La proposition de loi prévoit ceci : "(..) le parent peut, avec l’accord de l’autre parent, donner un mandat d’éducation quotidienne à son concubin, partenaire ou conjoint avec lequel il réside de façon stable pour chacun des enfants vivant avec le couple. Le mandat, rédigé par acte sous seing privé ou en la forme authentique, permet d’accomplir les actes usuels de l’autorité parentale pour la durée de la vie commune. Le mandat peut être révoqué à tout moment par le mandant. Il prend fin de plein droit en cas de rupture de la vie commune, de décès du mandant ou du mandataire ou de renonciation de ce dernier à son mandat."
Dans un premier temps, cette disposition peut paraître opportune dans son principe. En effet, au quotidien, il peut être utile que le nouveau compagnon/compagne puisse faire certaines démarches sans enjeu (école, loisirs..) chaque fois qu'il ne s'agit pas d'un acte "important" nécessitant impérativement l'accord de l'autre parent comme mentionné plus haut.

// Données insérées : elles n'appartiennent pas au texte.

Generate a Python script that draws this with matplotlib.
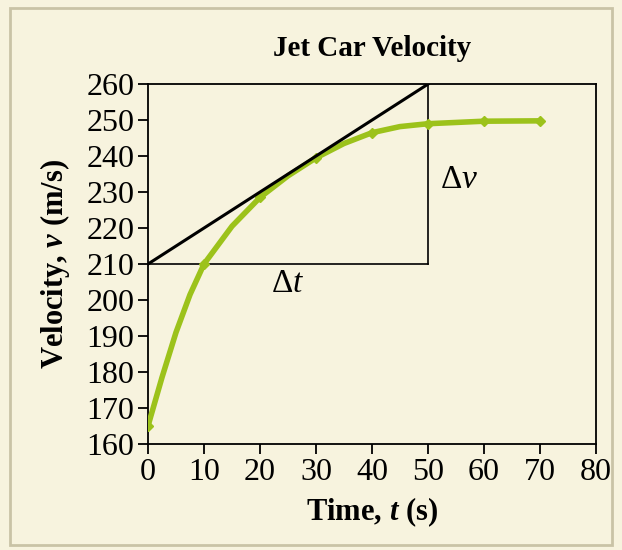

Et puis cela calmera peut-être un peu l'ardeur des enfants à contester l'autorité exercée par celui qui partage la vie de leur père/mère.
Mais ce n'est peut être pas aussi simple que cela.
En effet la proposition de loi prévoit "l'accord de l'autre parent" pour qu'il y ait mandat Pourtant, si un enfant vit à l'année chez l'un de ses parents et que l'autre ne le reçoit que de temps en temps, on ne saisit pas bien ce qui pourrait justifier que cet autre parent s'oppose au mandat que le premier veut donner avec la personne qui partage sa nouvelle vit et s'occupe au quotidfien des enfants.
Soit l'autre parent a des raisons de considérer que cette nouvelle personne est néfaste pour les enfants et il faut alors s'interroger en termes de changement de résidence pour protéger les enfants, soit cette nouvelle personne est un bon éducateur et il n'existe aucune raison pour empêcher qu'elle puisse aider le parent avec lequel elle vit dans le quotidien des enfants (par exemple prenne quelques décisions quand le parent est en déplacement professionnel).
On comprend bien, d'un point de vue psychologique, que le parent qui n'élève pas l'enfant soit déstabilisé par le fait qu'un(e) autre homme/femme que lui/elle puisse intervenir dans le quotidien de ses enfants et plus encore prenne quelques décisions même sans importance. Il va souvent y avoir un sentiment douloureux de remplacement. Mais l'existence de la souffrance ne justifie pas une disposition légale qui rajoute d'autres difficultés à celles qui existent déjà. On ne résoud pas un mal par un autre mal.
C'est pourquoi, quand le mandat est pleinement justifié, la possibilité d'un refus de l'autre parent n'a sans doute pas sa place.
Ensuite, parce que si la nouvelle personne obtient un mandat, elle va se retrouver dans la même situation que le parent, et va donc devoir, même pour les actes de la vie courante, demander l'accord de l'autre parent. Ce qui signifie que dans certaines situations trois personnes vont devoir négocier : la nouvelle personne qui veut prendre une décision, le parent qui n'élève pas l'enfant et qui doit donner son avis, le parent qui l'élève et qui va forcément intervenir dans le débat. Si l'on veut générer de nouvelles tensions, c'est sans doute un mécanisme efficace.
Et pour conclure.
D'emblée, la lecture de ces nouvelles dispositions nous conduit à une impression tenace : cette proposition de loi est faite pour les parents, non pour les enfants. Il semble bien que le fil conducteur des rédacteurs soit la volonté de créer une fiction juridique d'égalité, de nature à rassurer certains parents ou associations de parents.
On cherche, un peu désespérément, ce qui, dans ces dispositions nouvelles, va concrètement améliorer le sort des enfants de parents séparés. Or non seulement on ne trouve pas facilement, sauf peut-être en ce qui concerne la volonté d'encourager la médiation (cf. ici), qui existe déjà (texte ici), et qui peut, en apaisant les tensions entre les parents, apaiser aussi les enfants, mais certaines de ces dispositions vont générer de nouveaux conflits dont les intéressés n'ont nullement besoin.
Il ne suffira pas de mentionner "l'intérêt de l'enfant" dans la loi pour que cela corresponde à une réalité. Nous avons déjà vu, ici, à quel point il s'agit d'une notion fourre-tout, prétexte, que les adultes utilisent dans un sens ou dans le sens contraire au gré de leurs intérêts. Qui, la plupart du temps, passent avant les intérêts des enfants.
Pour que les enfants s'épanouissent, il leur faut des parents qui se respectent, qui s'écoutent, qui dialoguent, qui les épargnent, qui ne les utilisent pas pour régler leurs comptes, et, c'est le plus difficile, qui sont prêts à faire des sacrifices pour eux.
Et contre ceux qui ne veulent pas, la loi ne peut pas grand chose.
Pas plus que, quels que soient les termes utilisés, elle ne fera jamais disparaître l'inéluctable souffrance de l'après séparation.